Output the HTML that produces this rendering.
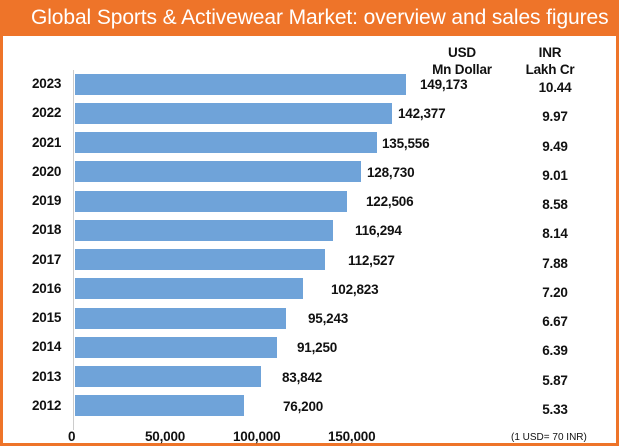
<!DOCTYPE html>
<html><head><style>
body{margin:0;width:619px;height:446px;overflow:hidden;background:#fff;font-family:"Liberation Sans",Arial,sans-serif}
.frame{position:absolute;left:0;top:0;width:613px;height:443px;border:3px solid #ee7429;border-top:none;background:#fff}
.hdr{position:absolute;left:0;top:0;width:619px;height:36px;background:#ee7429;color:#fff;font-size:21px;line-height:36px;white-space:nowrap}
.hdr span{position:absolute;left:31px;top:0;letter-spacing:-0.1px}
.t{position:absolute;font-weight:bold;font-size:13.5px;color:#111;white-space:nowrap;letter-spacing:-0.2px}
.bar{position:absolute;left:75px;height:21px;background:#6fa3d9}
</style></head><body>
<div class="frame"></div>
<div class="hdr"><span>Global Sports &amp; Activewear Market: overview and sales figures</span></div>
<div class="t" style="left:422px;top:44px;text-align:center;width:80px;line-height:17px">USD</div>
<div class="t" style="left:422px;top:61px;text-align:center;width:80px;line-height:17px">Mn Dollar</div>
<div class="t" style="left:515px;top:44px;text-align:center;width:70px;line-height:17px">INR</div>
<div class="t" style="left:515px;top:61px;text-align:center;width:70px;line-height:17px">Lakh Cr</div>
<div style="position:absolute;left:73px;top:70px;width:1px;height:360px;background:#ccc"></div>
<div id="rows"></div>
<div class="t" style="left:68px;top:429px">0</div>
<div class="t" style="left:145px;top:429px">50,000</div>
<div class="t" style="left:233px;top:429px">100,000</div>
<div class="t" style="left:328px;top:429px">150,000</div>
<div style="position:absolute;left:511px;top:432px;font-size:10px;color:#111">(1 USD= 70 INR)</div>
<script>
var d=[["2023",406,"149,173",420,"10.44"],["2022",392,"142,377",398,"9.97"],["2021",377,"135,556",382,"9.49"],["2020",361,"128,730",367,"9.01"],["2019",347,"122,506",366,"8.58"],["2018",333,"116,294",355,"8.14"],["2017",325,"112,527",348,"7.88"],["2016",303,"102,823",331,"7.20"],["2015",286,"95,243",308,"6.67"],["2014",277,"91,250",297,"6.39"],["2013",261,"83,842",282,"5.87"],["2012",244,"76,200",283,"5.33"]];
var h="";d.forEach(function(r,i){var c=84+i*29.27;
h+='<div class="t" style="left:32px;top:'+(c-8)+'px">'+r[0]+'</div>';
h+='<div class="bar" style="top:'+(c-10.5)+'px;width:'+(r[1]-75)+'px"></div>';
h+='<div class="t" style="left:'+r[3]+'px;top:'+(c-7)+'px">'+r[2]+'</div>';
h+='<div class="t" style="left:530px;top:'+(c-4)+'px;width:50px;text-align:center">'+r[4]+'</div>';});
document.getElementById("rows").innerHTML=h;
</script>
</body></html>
※ ※ ※
▶ [Your task] Your task is an exact transcription of all the data, minus the pictures.

▶ [Expected answer]
Output the HTML that produces this rendering.
<!DOCTYPE html>
<html><head><style>
body{margin:0;width:619px;height:446px;overflow:hidden;background:#fff;font-family:"Liberation Sans",Arial,sans-serif}
.frame{position:absolute;left:0;top:0;width:613px;height:443px;border:3px solid #ee7429;border-top:none;background:#fff}
.hdr{position:absolute;left:0;top:0;width:619px;height:36px;background:#ee7429;color:#fff;font-size:21px;line-height:36px;white-space:nowrap}
.hdr span{position:absolute;left:31px;top:0;letter-spacing:-0.1px}
.t{position:absolute;font-weight:bold;font-size:13.5px;color:#111;white-space:nowrap;letter-spacing:-0.2px}
.bar{position:absolute;left:75px;height:21px;background:#6fa3d9}
</style></head><body>
<div class="frame"></div>
<div class="hdr"><span>Global Sports &amp; Activewear Market: overview and sales figures</span></div>
<div class="t" style="left:422px;top:44px;text-align:center;width:80px;line-height:17px">USD</div>
<div class="t" style="left:422px;top:61px;text-align:center;width:80px;line-height:17px">Mn Dollar</div>
<div class="t" style="left:515px;top:44px;text-align:center;width:70px;line-height:17px">INR</div>
<div class="t" style="left:515px;top:61px;text-align:center;width:70px;line-height:17px">Lakh Cr</div>
<div style="position:absolute;left:73px;top:70px;width:1px;height:360px;background:#ccc"></div>
<div id="rows"></div>
<div class="t" style="left:68px;top:429px">0</div>
<div class="t" style="left:145px;top:429px">50,000</div>
<div class="t" style="left:233px;top:429px">100,000</div>
<div class="t" style="left:328px;top:429px">150,000</div>
<div style="position:absolute;left:511px;top:432px;font-size:10px;color:#111">(1 USD= 70 INR)</div>
<script>
var d=[["2023",406,"149,173",420,"10.44"],["2022",392,"142,377",398,"9.97"],["2021",377,"135,556",382,"9.49"],["2020",361,"128,730",367,"9.01"],["2019",347,"122,506",366,"8.58"],["2018",333,"116,294",355,"8.14"],["2017",325,"112,527",348,"7.88"],["2016",303,"102,823",331,"7.20"],["2015",286,"95,243",308,"6.67"],["2014",277,"91,250",297,"6.39"],["2013",261,"83,842",282,"5.87"],["2012",244,"76,200",283,"5.33"]];
var h="";d.forEach(function(r,i){var c=84+i*29.27;
h+='<div class="t" style="left:32px;top:'+(c-8)+'px">'+r[0]+'</div>';
h+='<div class="bar" style="top:'+(c-10.5)+'px;width:'+(r[1]-75)+'px"></div>';
h+='<div class="t" style="left:'+r[3]+'px;top:'+(c-7)+'px">'+r[2]+'</div>';
h+='<div class="t" style="left:530px;top:'+(c-4)+'px;width:50px;text-align:center">'+r[4]+'</div>';});
document.getElementById("rows").innerHTML=h;
</script>
</body></html>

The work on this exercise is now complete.